→ Supplied information
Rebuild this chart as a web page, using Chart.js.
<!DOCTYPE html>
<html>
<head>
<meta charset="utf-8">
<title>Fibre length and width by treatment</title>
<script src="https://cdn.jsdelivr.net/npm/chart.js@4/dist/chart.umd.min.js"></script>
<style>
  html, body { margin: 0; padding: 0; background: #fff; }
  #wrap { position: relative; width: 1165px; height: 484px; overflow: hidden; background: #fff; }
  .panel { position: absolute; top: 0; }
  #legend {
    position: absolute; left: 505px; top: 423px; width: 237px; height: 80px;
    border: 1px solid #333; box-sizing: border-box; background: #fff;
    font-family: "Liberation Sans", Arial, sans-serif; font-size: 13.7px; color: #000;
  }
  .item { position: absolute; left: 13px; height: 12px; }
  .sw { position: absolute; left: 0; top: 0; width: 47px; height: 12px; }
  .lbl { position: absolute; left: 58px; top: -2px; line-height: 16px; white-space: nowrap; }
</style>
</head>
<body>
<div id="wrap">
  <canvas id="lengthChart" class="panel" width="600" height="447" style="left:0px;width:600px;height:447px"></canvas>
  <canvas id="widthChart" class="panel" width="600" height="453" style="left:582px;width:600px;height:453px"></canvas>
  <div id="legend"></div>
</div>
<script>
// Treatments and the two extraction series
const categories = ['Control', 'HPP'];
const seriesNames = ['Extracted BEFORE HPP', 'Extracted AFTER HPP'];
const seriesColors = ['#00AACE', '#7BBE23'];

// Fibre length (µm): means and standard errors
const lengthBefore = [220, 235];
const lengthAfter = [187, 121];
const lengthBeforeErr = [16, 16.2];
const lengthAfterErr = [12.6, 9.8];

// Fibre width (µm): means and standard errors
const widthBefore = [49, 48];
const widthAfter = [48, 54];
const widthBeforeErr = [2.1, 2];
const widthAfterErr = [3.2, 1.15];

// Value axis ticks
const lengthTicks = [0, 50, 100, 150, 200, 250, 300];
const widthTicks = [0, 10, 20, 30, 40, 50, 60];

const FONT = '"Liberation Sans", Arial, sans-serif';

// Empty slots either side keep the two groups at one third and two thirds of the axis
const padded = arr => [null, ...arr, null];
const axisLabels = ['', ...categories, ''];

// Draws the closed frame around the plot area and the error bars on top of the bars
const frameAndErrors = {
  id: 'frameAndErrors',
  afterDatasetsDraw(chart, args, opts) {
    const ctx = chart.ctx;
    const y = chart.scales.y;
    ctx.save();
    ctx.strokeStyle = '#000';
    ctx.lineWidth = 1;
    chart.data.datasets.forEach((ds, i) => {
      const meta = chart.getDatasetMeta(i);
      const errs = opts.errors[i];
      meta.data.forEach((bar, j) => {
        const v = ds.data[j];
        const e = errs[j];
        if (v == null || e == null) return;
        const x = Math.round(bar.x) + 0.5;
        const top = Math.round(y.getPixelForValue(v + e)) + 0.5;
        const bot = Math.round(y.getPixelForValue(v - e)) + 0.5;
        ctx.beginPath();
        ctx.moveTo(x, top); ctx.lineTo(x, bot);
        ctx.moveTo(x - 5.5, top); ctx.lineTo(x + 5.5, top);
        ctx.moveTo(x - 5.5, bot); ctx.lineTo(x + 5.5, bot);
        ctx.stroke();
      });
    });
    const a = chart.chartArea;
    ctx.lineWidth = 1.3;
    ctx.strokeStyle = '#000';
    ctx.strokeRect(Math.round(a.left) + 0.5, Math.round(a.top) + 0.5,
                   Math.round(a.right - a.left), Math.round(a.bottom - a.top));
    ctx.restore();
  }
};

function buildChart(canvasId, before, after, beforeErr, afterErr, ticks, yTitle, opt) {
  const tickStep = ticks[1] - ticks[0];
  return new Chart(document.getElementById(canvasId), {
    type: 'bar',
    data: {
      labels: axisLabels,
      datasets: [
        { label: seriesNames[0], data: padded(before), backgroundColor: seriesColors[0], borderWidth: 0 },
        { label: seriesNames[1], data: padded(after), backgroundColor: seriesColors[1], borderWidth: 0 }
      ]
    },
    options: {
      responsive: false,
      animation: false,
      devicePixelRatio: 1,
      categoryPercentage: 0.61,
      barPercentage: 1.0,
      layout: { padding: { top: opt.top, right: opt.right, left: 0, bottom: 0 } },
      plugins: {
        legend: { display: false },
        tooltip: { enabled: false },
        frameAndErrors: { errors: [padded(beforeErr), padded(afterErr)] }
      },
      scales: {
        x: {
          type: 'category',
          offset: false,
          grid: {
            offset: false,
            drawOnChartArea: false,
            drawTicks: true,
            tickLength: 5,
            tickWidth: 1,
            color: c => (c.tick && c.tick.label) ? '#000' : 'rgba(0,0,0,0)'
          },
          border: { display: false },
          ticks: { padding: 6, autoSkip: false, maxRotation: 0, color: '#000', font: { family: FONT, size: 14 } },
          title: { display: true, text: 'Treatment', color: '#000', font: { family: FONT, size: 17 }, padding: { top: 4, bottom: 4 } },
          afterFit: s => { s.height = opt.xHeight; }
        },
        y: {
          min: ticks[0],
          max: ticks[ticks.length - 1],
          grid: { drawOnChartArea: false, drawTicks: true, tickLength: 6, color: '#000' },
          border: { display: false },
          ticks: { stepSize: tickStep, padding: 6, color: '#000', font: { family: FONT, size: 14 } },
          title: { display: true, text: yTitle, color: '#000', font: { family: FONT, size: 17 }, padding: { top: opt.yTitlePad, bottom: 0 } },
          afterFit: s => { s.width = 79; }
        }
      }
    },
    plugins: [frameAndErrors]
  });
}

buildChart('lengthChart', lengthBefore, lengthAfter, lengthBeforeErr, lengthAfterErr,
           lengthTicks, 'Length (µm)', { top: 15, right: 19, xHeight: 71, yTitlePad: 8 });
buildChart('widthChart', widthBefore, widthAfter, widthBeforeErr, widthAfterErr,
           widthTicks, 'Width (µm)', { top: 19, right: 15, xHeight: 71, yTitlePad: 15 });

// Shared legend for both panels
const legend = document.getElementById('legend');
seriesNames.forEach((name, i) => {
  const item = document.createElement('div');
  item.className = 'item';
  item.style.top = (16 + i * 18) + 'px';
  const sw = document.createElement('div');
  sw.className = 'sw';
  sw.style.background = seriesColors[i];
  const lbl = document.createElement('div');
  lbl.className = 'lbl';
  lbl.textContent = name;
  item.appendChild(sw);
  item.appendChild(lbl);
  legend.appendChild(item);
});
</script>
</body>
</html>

→ What is expected
Write the data out again in full and exactly.

→ In response
Rebuild this chart as a web page, using Chart.js.
<!DOCTYPE html>
<html>
<head>
<meta charset="utf-8">
<title>Fibre length and width by treatment</title>
<script src="https://cdn.jsdelivr.net/npm/chart.js@4/dist/chart.umd.min.js"></script>
<style>
  html, body { margin: 0; padding: 0; background: #fff; }
  #wrap { position: relative; width: 1165px; height: 484px; overflow: hidden; background: #fff; }
  .panel { position: absolute; top: 0; }
  #legend {
    position: absolute; left: 505px; top: 423px; width: 237px; height: 80px;
    border: 1px solid #333; box-sizing: border-box; background: #fff;
    font-family: "Liberation Sans", Arial, sans-serif; font-size: 13.7px; color: #000;
  }
  .item { position: absolute; left: 13px; height: 12px; }
  .sw { position: absolute; left: 0; top: 0; width: 47px; height: 12px; }
  .lbl { position: absolute; left: 58px; top: -2px; line-height: 16px; white-space: nowrap; }
</style>
</head>
<body>
<div id="wrap">
  <canvas id="lengthChart" class="panel" width="600" height="447" style="left:0px;width:600px;height:447px"></canvas>
  <canvas id="widthChart" class="panel" width="600" height="453" style="left:582px;width:600px;height:453px"></canvas>
  <div id="legend"></div>
</div>
<script>
// Treatments and the two extraction series
const categories = ['Control', 'HPP'];
const seriesNames = ['Extracted BEFORE HPP', 'Extracted AFTER HPP'];
const seriesColors = ['#00AACE', '#7BBE23'];

// Fibre length (µm): means and standard errors
const lengthBefore = [220, 235];
const lengthAfter = [187, 121];
const lengthBeforeErr = [16, 16.2];
const lengthAfterErr = [12.6, 9.8];

// Fibre width (µm): means and standard errors
const widthBefore = [49, 48];
const widthAfter = [48, 54];
const widthBeforeErr = [2.1, 2];
const widthAfterErr = [3.2, 1.15];

// Value axis ticks
const lengthTicks = [0, 50, 100, 150, 200, 250, 300];
const widthTicks = [0, 10, 20, 30, 40, 50, 60];

const FONT = '"Liberation Sans", Arial, sans-serif';

// Empty slots either side keep the two groups at one third and two thirds of the axis
const padded = arr => [null, ...arr, null];
const axisLabels = ['', ...categories, ''];

// Draws the closed frame around the plot area and the error bars on top of the bars
const frameAndErrors = {
  id: 'frameAndErrors',
  afterDatasetsDraw(chart, args, opts) {
    const ctx = chart.ctx;
    const y = chart.scales.y;
    ctx.save();
    ctx.strokeStyle = '#000';
    ctx.lineWidth = 1;
    chart.data.datasets.forEach((ds, i) => {
      const meta = chart.getDatasetMeta(i);
      const errs = opts.errors[i];
      meta.data.forEach((bar, j) => {
        const v = ds.data[j];
        const e = errs[j];
        if (v == null || e == null) return;
        const x = Math.round(bar.x) + 0.5;
        const top = Math.round(y.getPixelForValue(v + e)) + 0.5;
        const bot = Math.round(y.getPixelForValue(v - e)) + 0.5;
        ctx.beginPath();
        ctx.moveTo(x, top); ctx.lineTo(x, bot);
        ctx.moveTo(x - 5.5, top); ctx.lineTo(x + 5.5, top);
        ctx.moveTo(x - 5.5, bot); ctx.lineTo(x + 5.5, bot);
        ctx.stroke();
      });
    });
    const a = chart.chartArea;
    ctx.lineWidth = 1.3;
    ctx.strokeStyle = '#000';
    ctx.strokeRect(Math.round(a.left) + 0.5, Math.round(a.top) + 0.5,
                   Math.round(a.right - a.left), Math.round(a.bottom - a.top));
    ctx.restore();
  }
};

function buildChart(canvasId, before, after, beforeErr, afterErr, ticks, yTitle, opt) {
  const tickStep = ticks[1] - ticks[0];
  return new Chart(document.getElementById(canvasId), {
    type: 'bar',
    data: {
      labels: axisLabels,
      datasets: [
        { label: seriesNames[0], data: padded(before), backgroundColor: seriesColors[0], borderWidth: 0 },
        { label: seriesNames[1], data: padded(after), backgroundColor: seriesColors[1], borderWidth: 0 }
      ]
    },
    options: {
      responsive: false,
      animation: false,
      devicePixelRatio: 1,
      categoryPercentage: 0.61,
      barPercentage: 1.0,
      layout: { padding: { top: opt.top, right: opt.right, left: 0, bottom: 0 } },
      plugins: {
        legend: { display: false },
        tooltip: { enabled: false },
        frameAndErrors: { errors: [padded(beforeErr), padded(afterErr)] }
      },
      scales: {
        x: {
          type: 'category',
          offset: false,
          grid: {
            offset: false,
            drawOnChartArea: false,
            drawTicks: true,
            tickLength: 5,
            tickWidth: 1,
            color: c => (c.tick && c.tick.label) ? '#000' : 'rgba(0,0,0,0)'
          },
          border: { display: false },
          ticks: { padding: 6, autoSkip: false, maxRotation: 0, color: '#000', font: { family: FONT, size: 14 } },
          title: { display: true, text: 'Treatment', color: '#000', font: { family: FONT, size: 17 }, padding: { top: 4, bottom: 4 } },
          afterFit: s => { s.height = opt.xHeight; }
        },
        y: {
          min: ticks[0],
          max: ticks[ticks.length - 1],
          grid: { drawOnChartArea: false, drawTicks: true, tickLength: 6, color: '#000' },
          border: { display: false },
          ticks: { stepSize: tickStep, padding: 6, color: '#000', font: { family: FONT, size: 14 } },
          title: { display: true, text: yTitle, color: '#000', font: { family: FONT, size: 17 }, padding: { top: opt.yTitlePad, bottom: 0 } },
          afterFit: s => { s.width = 79; }
        }
      }
    },
    plugins: [frameAndErrors]
  });
}

buildChart('lengthChart', lengthBefore, lengthAfter, lengthBeforeErr, lengthAfterErr,
           lengthTicks, 'Length (µm)', { top: 15, right: 19, xHeight: 71, yTitlePad: 8 });
buildChart('widthChart', widthBefore, widthAfter, widthBeforeErr, widthAfterErr,
           widthTicks, 'Width (µm)', { top: 19, right: 15, xHeight: 71, yTitlePad: 15 });

// Shared legend for both panels
const legend = document.getElementById('legend');
seriesNames.forEach((name, i) => {
  const item = document.createElement('div');
  item.className = 'item';
  item.style.top = (16 + i * 18) + 'px';
  const sw = document.createElement('div');
  sw.className = 'sw';
  sw.style.background = seriesColors[i];
  const lbl = document.createElement('div');
  lbl.className = 'lbl';
  lbl.textContent = name;
  item.appendChild(sw);
  item.appendChild(lbl);
  legend.appendChild(item);
});
</script>
</body>
</html>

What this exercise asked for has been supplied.